Yeah, even Samsung are not too bad now. Their version of Android has minimal changes from stock, they let you re-assign hardware buttons, and most of their own apps can be uninstalled or simply aren't installed at all, instead waiting for you in their app store.
Avoid the lowest end handsets as those tend to be the most heavily subsidised. If you wan
Re: (Score:2)
I do use Pixel phones and my phones for the last 6 years or so have all been bought outright. Pixels are better but they all suffer from this issue. Pixel just means Google is upfront about what updates it gets and for how long, they are still nowhere close to operating like the x86 hardware we all know and love. No BIOS, no bootloader (without jumping through hoops) no updates if the phone manufacturer decides to drop support.
There's gotta be a better way for the other 98% of Android users not on Pixels
Re: (Score:2)
It really is down to the modem and SoC manufacturers. Their drivers are needed for the phone to operate, and in the case of the modem they have to be certified and made difficult to modify (e.g. by being signed).

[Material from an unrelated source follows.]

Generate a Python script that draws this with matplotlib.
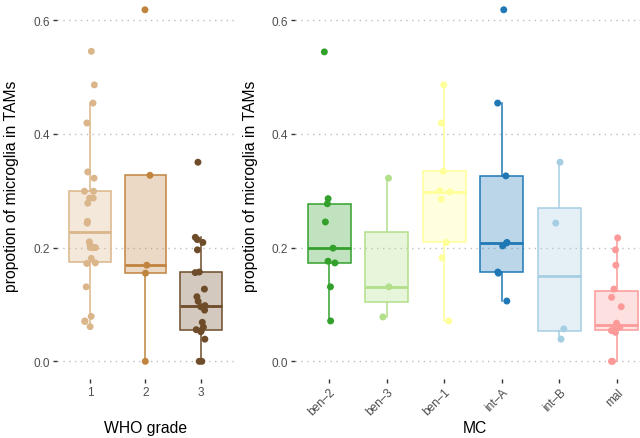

Those manufacturers only support recent versions of Android. People do extract those drivers for use in Lineage and other unofficial versions of Android, but they are unsupported and uncertified so no phone manufacturer could ship them without risking being booted off some carrier's networks.
Apple b
Re: Will they ever fix the updates issue? (Score:2)
Agree and really this why I am open to legislation in the issue. There's no technical reason the modem and SoC people don't publish drivers like we get on a PC, signed and all, it's just profits which they'll do unless forced to otherwise.
Re: (Score:2)
[expert] says fix [something expert should fix] (Score:3)
Google says Google... (Score:2)
At least they didn't type Google into Google. That could break the Internet.
https://www.youtube.com/watch?... [youtube.com]
Secret Source (Score:2)
Mali has been a real problem for more than a decade for embedded developers working in the open souce space.
Undoubtedly there are other nasty bugs that haven't been found yet - at lead publicly.
The rumor was that ARM had stolen/infringed patents to compete so they couldn't release anything but a blog. That never excused how buggy it was (is?)